Is it insensitive to call this a case of genocide? Should the word be reserved for humans? By definition, it refers to the systematic destruction of all or part of a group and I don’t see why it shouldn’t apply to animal species as well as human ethnic, national or religious groups.

The results of the new study, which is being described as “the most comprehensive assessment of illegal ivory harvest to date” and “the most important publication for elephant conservation in the last ten years”, are in line with earlier research and confirm the catastrophic scale of the problem.

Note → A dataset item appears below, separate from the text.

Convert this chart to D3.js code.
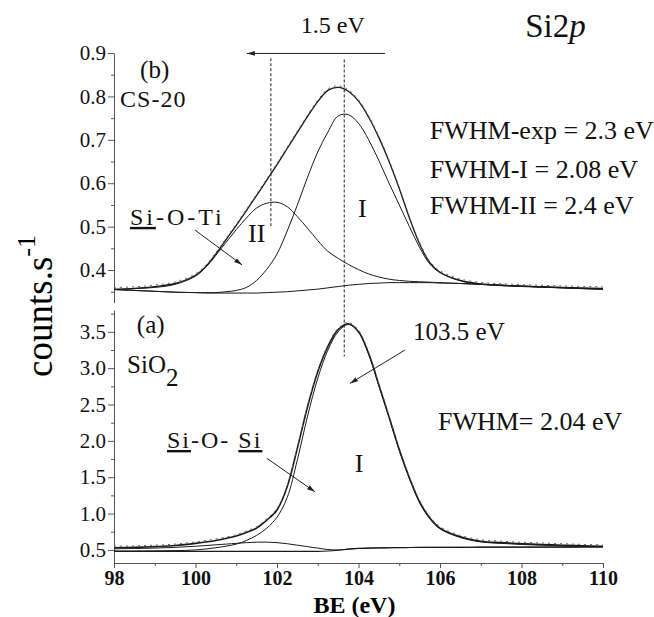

Taking detailed, long-term data from the closely monitored elephant population in Kenya’s Samburu National Reserve as a starting point, the scientists expanded their investigation to regional and continental scales. They found a marked rise in poaching after 2008 in a trend that correlates with increasing black market ivory prices and seizures of ivory shipments destined for the Far East.

The killings reached a peak in 2011, when an estimated 40 000 elephants were slaughtered illegally across the continent. Between 2010 and 2012, some 100 000 elephants were poached and “preliminary data from 2013 indicate overharvesting continued”. Considering that the total number of elephants left in all of Africa is probably in the order of 500 000, how does one describe these sorts of figures other than as a case of genocide?

The data show that the species is in decline on the continent as a whole, not only in Central Africa, which has been most severely affected, but also in East and Southern Africa, where until a few years previously, populations were considered to be relatively stable.

The approach taken by the researchers is generally acknowledged to be fairly conservative, suggesting that the situation may be considerably worse in reality. These days, around 75% of all African elephant populations are believed to be shrinking.

According to George Wittemyer, a conservation ecologist from Colorado State University in the USA and the lead author of the paper, “what we are seeing is that there are a number of populations that are at a really high risk of being wiped out”. He believes that some of them may be completely gone within the next ten years.

Wittemyer and his colleagues use rather sobering language, explaining that “overharvesting” and current levels of “ivory consumption” are “not sustainable”. The bottom line is clear: if elephant poaching continues at current rates, the chances of long-term survival for the species are bleak.

To stem the killing spree, they suggest that “interventions are needed to tackle all levels of the supply chain and the underlying factors”. This would include concerted local conservation efforts as well as curbing demand by educating end-users of ivory in parts of Asia where it’s considered to be a status symbol and where increasing wealth is bolstering the market and driving up black market prices.